(Problem): Repeat verbatim only the lines from the one with "Rebuild this chart" through the one with "y_minor = [m", both ends kept. Pictures stay out.

(Records provided):

☆ ☆ ☆

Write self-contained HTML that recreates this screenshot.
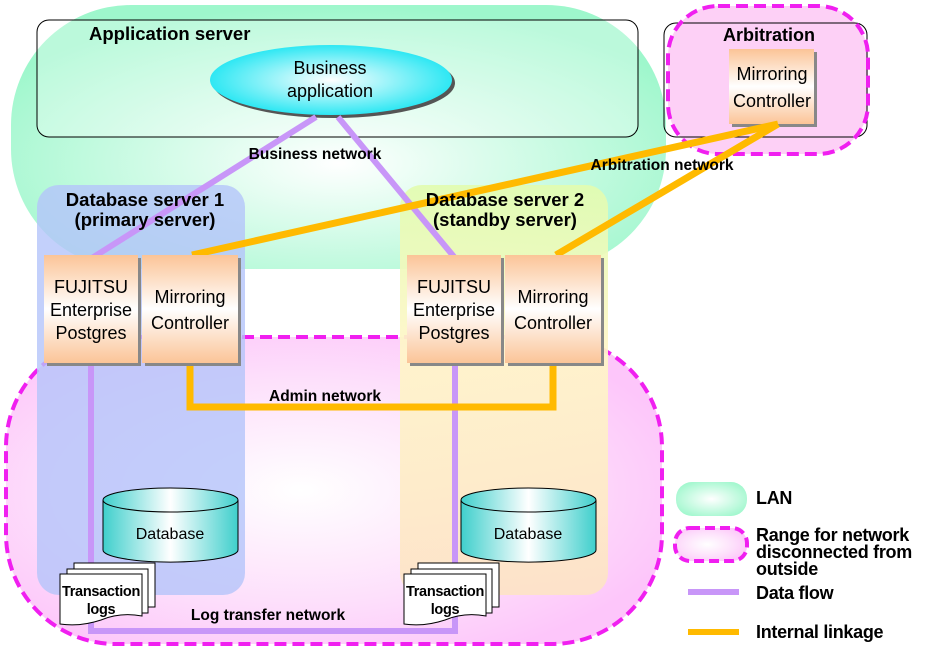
<!DOCTYPE html>
<html><head><meta charset="utf-8"><style>
html,body{margin:0;padding:0;background:#fff;}
svg{display:block;font-family:"Liberation Sans",Arial,sans-serif;}
.b{font-weight:bold;}
</style></head><body>
<svg width="932" height="650" viewBox="0 0 932 650" xmlns="http://www.w3.org/2000/svg">
<defs>
<radialGradient id="lan" cx="0.5" cy="0.6" r="0.6">
<stop offset="0" stop-color="#ffffff"/><stop offset="1" stop-color="#9ef7cc"/></radialGradient>
<radialGradient id="pink" cx="0.45" cy="0.5" r="0.6">
<stop offset="0" stop-color="#ffffff"/><stop offset="0.6" stop-color="#fde0fb"/><stop offset="1" stop-color="#fdc6fa"/></radialGradient>
<radialGradient id="ell" cx="0.5" cy="0.5" r="0.55">
<stop offset="0" stop-color="#ffffff"/><stop offset="1" stop-color="#19e5f2"/></radialGradient>
<linearGradient id="box" x1="0" y1="0" x2="0" y2="1">
<stop offset="0" stop-color="#fbc497"/><stop offset="0.5" stop-color="#ffffff"/><stop offset="1" stop-color="#fbc497"/></linearGradient>
<linearGradient id="cyl" x1="0" y1="0" x2="1" y2="0">
<stop offset="0" stop-color="#3fcfcc"/><stop offset="0.5" stop-color="#ffffff"/><stop offset="1" stop-color="#3fcfcc"/></linearGradient>
<linearGradient id="db2" x1="0" y1="0" x2="0" y2="1">
<stop offset="0" stop-color="#e2fcb0"/><stop offset="0.4" stop-color="#fff6c8"/><stop offset="1" stop-color="#fde3c6"/></linearGradient>
</defs>

<!-- LAN -->
<rect x="11" y="5" width="655" height="264" rx="120" fill="url(#lan)"/>
<!-- Pink big region -->
<rect x="6" y="337" width="656" height="307" rx="110" fill="url(#pink)" stroke="#f01ff0" stroke-width="4" stroke-dasharray="12,6"/>
<!-- Arbitration pink -->
<rect x="668" y="6" width="200" height="148" rx="50" fill="#fdd0f6"/>
<rect x="664" y="23" width="203" height="114" rx="12" fill="none" stroke="#000" stroke-width="1"/>
<rect x="668" y="6" width="200" height="148" rx="50" fill="none" stroke="#f01ff0" stroke-width="4" stroke-dasharray="12,6"/>

<!-- DB servers -->
<rect x="37" y="185" width="208" height="410" rx="22" fill="#b4c4fa" fill-opacity="0.8"/>
<rect x="400" y="185" width="208" height="410" rx="22" fill="url(#db2)" fill-opacity="0.92"/>

<!-- App server -->
<rect x="37" y="20" width="601" height="117" rx="12" fill="#ffffff" fill-opacity="0.3" stroke="#000" stroke-width="1"/>
<text x="89" y="40" font-size="18.5" class="b">Application server</text>
<ellipse cx="334" cy="83" rx="121" ry="35" fill="#555"/>
<ellipse cx="331" cy="80" rx="121" ry="35" fill="url(#ell)"/>
<text x="330" y="74" font-size="18" text-anchor="middle">Business</text>
<text x="330" y="97" font-size="18" text-anchor="middle">application</text>

<text x="723" y="41" font-size="18" class="b">Arbitration</text>
<rect x="732" y="52" width="85" height="75" fill="#888"/>
<rect x="729" y="49" width="85" height="75" fill="url(#box)"/>
<text x="772" y="80" font-size="18" text-anchor="middle">Mirroring</text>
<text x="772" y="107" font-size="18" text-anchor="middle">Controller</text>

<!-- Lines -->
<g stroke="#c896f8" stroke-width="6" fill="none">
<line x1="316" y1="117" x2="92" y2="258"/>
<line x1="338" y1="117" x2="455" y2="258"/>
<polyline points="91,364 91,631 455,631 455,364"/>
</g>
<g stroke="#ffba00" stroke-width="7" fill="none">
<line x1="192" y1="255" x2="778" y2="124"/>
<line x1="556" y1="255" x2="778" y2="124"/>
<polyline points="190,364 190,407 553,407 553,364"/>
</g>

<text x="315" y="159" font-size="15.5" class="b" text-anchor="middle">Business network</text>
<text x="662" y="170" font-size="15.5" class="b" text-anchor="middle">Arbitration network</text>
<text x="145" y="206" font-size="18.5" class="b" text-anchor="middle">Database server 1</text>
<text x="145" y="226" font-size="18.5" class="b" text-anchor="middle">(primary server)</text>
<text x="505" y="206" font-size="18.5" class="b" text-anchor="middle">Database server 2</text>
<text x="505" y="226" font-size="18.5" class="b" text-anchor="middle">(standby server)</text>
<text x="325" y="401" font-size="15.5" class="b" text-anchor="middle">Admin network</text>
<text x="268" y="620" font-size="15.5" class="b" text-anchor="middle">Log transfer network</text>

<!-- Boxes -->
<g font-size="18" text-anchor="middle">
<rect x="47" y="258" width="94" height="108" fill="#888"/>
<rect x="44" y="255" width="94" height="108" fill="url(#box)"/>
<text x="91" y="293">FUJITSU</text><text x="91" y="316">Enterprise</text><text x="91" y="339">Postgres</text>
<rect x="145" y="258" width="96" height="108" fill="#888"/>
<rect x="142" y="255" width="96" height="108" fill="url(#box)"/>
<text x="190" y="303">Mirroring</text><text x="190" y="329">Controller</text>
<rect x="410" y="258" width="94" height="108" fill="#888"/>
<rect x="407" y="255" width="94" height="108" fill="url(#box)"/>
<text x="454" y="293">FUJITSU</text><text x="454" y="316">Enterprise</text><text x="454" y="339">Postgres</text>
<rect x="508" y="258" width="96" height="108" fill="#888"/>
<rect x="505" y="255" width="96" height="108" fill="url(#box)"/>
<text x="553" y="303">Mirroring</text><text x="553" y="329">Controller</text>
</g>

<!-- Cylinders -->
<g stroke="#000" stroke-width="1">
<path d="M103,500 L103,550 A67,12 0 0 0 238,550 L238,500" fill="url(#cyl)"/>
<ellipse cx="170.5" cy="500" rx="67.5" ry="12" fill="url(#cyl)"/>
<path d="M461,500 L461,550 A67,12 0 0 0 596,550 L596,500" fill="url(#cyl)"/>
<ellipse cx="528.5" cy="500" rx="67.5" ry="12" fill="url(#cyl)"/>
</g>
<text x="170" y="539" font-size="16" text-anchor="middle">Database</text>
<text x="528" y="539" font-size="16" text-anchor="middle">Database</text>

<!-- Transaction logs -->
<g stroke="#000" stroke-width="1" fill="#fff">
<rect x="74" y="563" width="81" height="44"/>
<rect x="67" y="569" width="81" height="44"/>
<path d="M60,574 H142 V616 Q120,612 101,620 Q80,627 60,624 Z"/>
<rect x="418" y="563" width="81" height="44"/>
<rect x="411" y="569" width="81" height="44"/>
<path d="M404,574 H486 V616 Q464,612 445,620 Q424,627 404,624 Z"/>
</g>
<g font-size="14.5" class="b" text-anchor="middle" letter-spacing="-0.3">
<text x="101" y="596">Transaction</text><text x="101" y="614">logs</text>
<text x="445" y="596">Transaction</text><text x="445" y="614">logs</text>
</g>

<!-- Legend -->
<defs><radialGradient id="lg" cx="0.5" cy="0.5" r="0.6"><stop offset="0" stop-color="#fff"/><stop offset="1" stop-color="#9ef7cc"/></radialGradient></defs>
<rect x="676" y="482" width="71" height="34" rx="16" fill="url(#lg)"/>
<rect x="675" y="528" width="72" height="33" rx="15" fill="url(#pink)" stroke="#f01ff0" stroke-width="4" stroke-dasharray="10,5"/>
<rect x="688" y="589" width="51" height="6" fill="#c896f8"/>
<rect x="688" y="629" width="51" height="6" fill="#ffba00"/>
<g font-size="18" class="b" letter-spacing="-0.3">
<text x="756" y="504">LAN</text>
<text x="756" y="541">Range for network</text>
<text x="756" y="558">disconnected from</text>
<text x="756" y="575">outside</text>
<text x="756" y="599">Data flow</text>
<text x="756" y="638">Internal linkage</text>
</g>
</svg>
</body></html>
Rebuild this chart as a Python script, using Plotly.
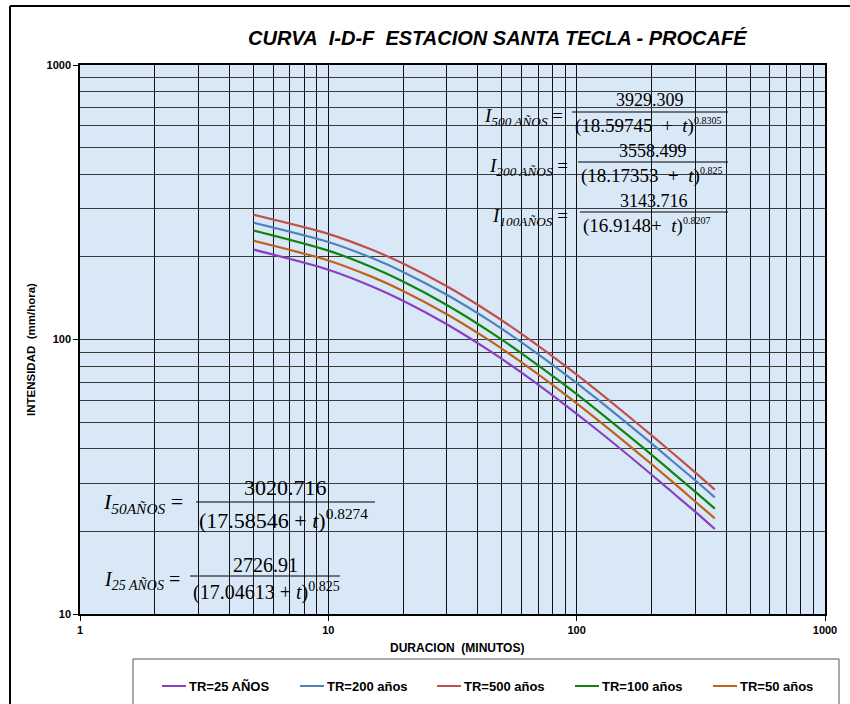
import plotly.graph_objects as go

# Rainfall intensity (mm/hora)
durations = [5, 10, 15, 20, 30, 45, 60, 90, 120, 180, 240, 300, 360]
i_tr25 = [212.5, 179.6, 156.1, 138.5, 113.7, 90.5, 75.7, 57.7, 47.1, 34.9, 28.0, 23.6, 20.4]
i_tr50 = [229.1, 194.1, 169.1, 150.3, 123.6, 98.6, 82.5, 63.0, 51.4, 38.1, 30.6, 25.7, 22.3]
i_tr100 = [249.5, 210.8, 183.3, 162.6, 133.6, 106.4, 89.0, 68.0, 55.5, 41.2, 33.1, 27.9, 24.2]
i_tr200 = [266.2, 226.5, 198.0, 176.3, 145.5, 116.4, 97.6, 74.7, 61.0, 45.3, 36.4, 30.7, 26.6]
i_tr500 = [284.6, 242.6, 212.2, 189.1, 156.2, 124.9, 104.8, 80.1, 65.4, 48.5, 39.0, 32.8, 28.4]

series_names = ["TR=25 AÑOS", "TR=200 años", "TR=500 años", "TR=100 años", "TR=50 años"]
series_values = [i_tr25, i_tr200, i_tr500, i_tr100, i_tr50]
series_colors = ["#8b3fc0", "#4f81bd", "#c0504d", "#0f850f", "#c0621a"]

x_major = [1, 10, 100, 1000]
y_major = [10, 100, 1000]
x_minor = [m * d for d in (1, 10, 100) for m in range(2, 10)]
y_minor = [m * d for d in (10, 100) for m in range(2, 10)]

# IDF equations shown on the chart: (label, numerator, base, exponent)
NB = "\u00a0"
equations = [
    ("500 AÑOS", "3929.309", f"18.59745{NB}{NB}+{NB}{NB}", "0.8305"),
    ("200 AÑOS", "3558.499", f"18.17353{NB}{NB}+{NB}{NB}", "0.825"),
    ("100AÑOS", "3143.716", f"16.9148+{NB}{NB}", "0.8207"),
    ("50AÑOS", "3020.716", "17.58546 + ", "0.8274"),
    ("25 AÑOS", "2726.91", "17.04613 + ", "0.825"),
]

W, H = 850, 704
L, R, T, B = 80, 25, 65, 90
PW, PH = W - L - R, H - T - B


def px(x):
    return (x - L) / PW


def py(y):
    return (H - B - y) / PH


fig = go.Figure()
for name, vals, col in zip(series_names, series_values, series_colors):
    fig.add_trace(go.Scatter(
        x=durations, y=vals, name=name, mode="lines",
        line=dict(color=col, width=2.2, shape="spline", smoothing=0.8),
        showlegend=False,
    ))

sans = "Liberation Sans, Arial, sans-serif"
bold_font = dict(family=sans, size=11, color="black")

fig.update_layout(
    width=W, height=H,
    margin=dict(l=L, r=R, t=T, b=B),
    paper_bgcolor="white",
    plot_bgcolor="#d8e8f7",
    xaxis=dict(
        type="log", range=[0, 3],
        tickmode="array", tickvals=x_major, ticktext=[f"<b>{v}</b>" for v in x_major],
        tickfont=bold_font, ticks="outside", ticklen=5, tickcolor="black",
        showgrid=True, gridcolor="#111111", gridwidth=1.3,
        minor=dict(tickmode="array", tickvals=x_minor, showgrid=True,
                   gridcolor="#111111", gridwidth=1.3, ticks=""),
        showline=True, mirror=True, linecolor="black", linewidth=1.5,
        zeroline=False,
    ),
    yaxis=dict(
        type="log", range=[1, 3],
        tickmode="array", tickvals=y_major, ticktext=[f"<b>{v}</b>" for v in y_major],
        tickfont=bold_font, ticks="outside", ticklen=5, tickcolor="black",
        showgrid=True, gridcolor="#3a3a3a", gridwidth=1.3,
        minor=dict(tickmode="array", tickvals=y_minor, showgrid=True,
                   gridcolor="#3a3a3a", gridwidth=1.3, ticks=""),
        showline=True, mirror=True, linecolor="black", linewidth=1.5,
        zeroline=False,
    ),
)


def note(x, y, text, font, xanchor="center", yanchor="middle", **kw):
    return dict(x=px(x), y=py(y), xref="paper", yref="paper", showarrow=False,
                xanchor=xanchor, yanchor=yanchor, text=text, font=font, **kw)


ann = []
# title
ann.append(note(497, 38,
                f"<b><i>CURVA{NB}{NB}I-D-F{NB}{NB}ESTACION SANTA TECLA - PROCAFÉ</i></b>",
                dict(family=sans, size=20, color="black")))
# axis titles
ann.append(note(457, 648, f"<b>DURACION{NB}{NB}(MINUTOS)</b>",
                dict(family=sans, size=12, color="black")))
ann.append(note(31, 350, f"<b>INTENSIDAD{NB}{NB}(mm/hora)</b>",
                dict(family=sans, size=11.5, color="black"), textangle=-90))

# equation layout: lhs right x, lhs y, bar x0, bar x1, bar y, numerator lift,
# num size, den size, exp size
eq_pos = [
    (565, 117, 572, 728, 112, 12, 18, 19, 10),
    (570, 167, 578, 728, 162, 11, 18, 19, 10),
    (570, 217, 580, 728, 212, 11, 18, 19, 10),
    (185, 503, 196, 375, 502, 15, 22, 22, None),
    (182, 580, 190, 340, 576, 11, 20, 20, None),
]
serif = "Liberation Serif, Times New Roman, serif"
shapes = []
for (lab, num, base, expo), (lx, ly, bx0, bx1, by, lift, nfs, dfs, efs) in zip(equations, eq_pos):
    exp_txt = expo if efs is None else f'<span style="font-size:{efs}px">{expo}</span>'
    ann.append(note(lx, ly, f"<i>I</i><sub><i>{lab}</i></sub> =",
                    dict(family=serif, size=dfs, color="black"), xanchor="right"))
    ann.append(note((bx0 + bx1) / 2, by - lift, num,
                    dict(family=serif, size=nfs, color="black")))
    ann.append(note(bx0 + 1, by + 1, f"({base}<i>t</i>)<sup>{exp_txt}</sup>",
                    dict(family=serif, size=dfs, color="black"),
                    xanchor="left", yanchor="top"))
    shapes.append(dict(type="line", xref="paper", yref="paper",
                       x0=px(bx0), x1=px(bx1), y0=py(by), y1=py(by),
                       line=dict(color="black", width=1)))

# legend box with sample lines
leg_line_x = [162, 300, 437, 575, 713]
leg_y = 686
shapes.append(dict(type="rect", xref="paper", yref="paper",
                   x0=px(133), x1=px(839), y0=py(659), y1=py(730),
                   line=dict(color="#555555", width=1), fillcolor="white", layer="below"))
for name, col, lx in zip(series_names, series_colors, leg_line_x):
    shapes.append(dict(type="line", xref="paper", yref="paper",
                       x0=px(lx), x1=px(lx + 24), y0=py(leg_y), y1=py(leg_y),
                       line=dict(color=col, width=2)))
    ann.append(note(lx + 25, leg_y, f"<b>{name}</b>",
                    dict(family=sans, size=13, color="black"), xanchor="left"))

# chart frame
shapes.append(dict(type="line", xref="paper", yref="paper",
                   x0=px(10), x1=px(860), y0=py(6), y1=py(6),
                   line=dict(color="black", width=2)))
shapes.append(dict(type="line", xref="paper", yref="paper",
                   x0=px(10), x1=px(10), y0=py(6), y1=py(720),
                   line=dict(color="black", width=2)))

fig.update_layout(annotations=ann, shapes=shapes)
fig.write_html("out.html")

☆ ☆ ☆

(Exercise output):
Rebuild this chart as a Python script, using Plotly.
import plotly.graph_objects as go

# Rainfall intensity (mm/hora)
durations = [5, 10, 15, 20, 30, 45, 60, 90, 120, 180, 240, 300, 360]
i_tr25 = [212.5, 179.6, 156.1, 138.5, 113.7, 90.5, 75.7, 57.7, 47.1, 34.9, 28.0, 23.6, 20.4]
i_tr50 = [229.1, 194.1, 169.1, 150.3, 123.6, 98.6, 82.5, 63.0, 51.4, 38.1, 30.6, 25.7, 22.3]
i_tr100 = [249.5, 210.8, 183.3, 162.6, 133.6, 106.4, 89.0, 68.0, 55.5, 41.2, 33.1, 27.9, 24.2]
i_tr200 = [266.2, 226.5, 198.0, 176.3, 145.5, 116.4, 97.6, 74.7, 61.0, 45.3, 36.4, 30.7, 26.6]
i_tr500 = [284.6, 242.6, 212.2, 189.1, 156.2, 124.9, 104.8, 80.1, 65.4, 48.5, 39.0, 32.8, 28.4]

series_names = ["TR=25 AÑOS", "TR=200 años", "TR=500 años", "TR=100 años", "TR=50 años"]
series_values = [i_tr25, i_tr200, i_tr500, i_tr100, i_tr50]
series_colors = ["#8b3fc0", "#4f81bd", "#c0504d", "#0f850f", "#c0621a"]

x_major = [1, 10, 100, 1000]
y_major = [10, 100, 1000]
x_minor = [m * d for d in (1, 10, 100) for m in range(2, 10)]
y_minor = [m * d for d in (10, 100) for m in range(2, 10)]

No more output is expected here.